The WSJ editorial page editors are probably not too concerned about being dropped from the list of special reporters who get pre-selected to kiss President Obama’s ring and ask him nice questions at his news conferences, which is probably why they are the ones to comment on the situation:
Presidents are free to conduct press conferences however they like, but the decision to preselect questioners is an odd one, especially for a White House famously pledged to openness. We doubt that President Bush, who was notorious for being parsimonious with follow-ups, would have gotten away with prescreening his interlocutors. Mr. Obama can more than handle his own, so our guess is that this is an attempt to discipline reporters who aren’t White House favorites.
Few accounts of Monday night’s event even mentioned the curious fact that the White House had picked its speakers in advance. We hope that omission wasn’t out of fear of being left off the list the next time.

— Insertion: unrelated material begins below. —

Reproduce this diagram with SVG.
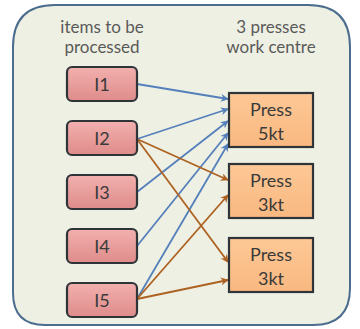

As usual at a time like this, I turn to my Pocket Obama for guidance. I think I found the key to this behavior on page 53:
It’s not healthy for public figures to wear religion on their sleeve as a means to insulate themselves from criticism or dialogue with people who disagree with them.
“What?” you may ask. What did his press conference have to do with religion?
Exactly the point. Sure, he’s insulating himself from criticism and dialogue with people who disagree with him. But he’s not doing it by wearing religion on his sleeve, so he’s doing it the right way.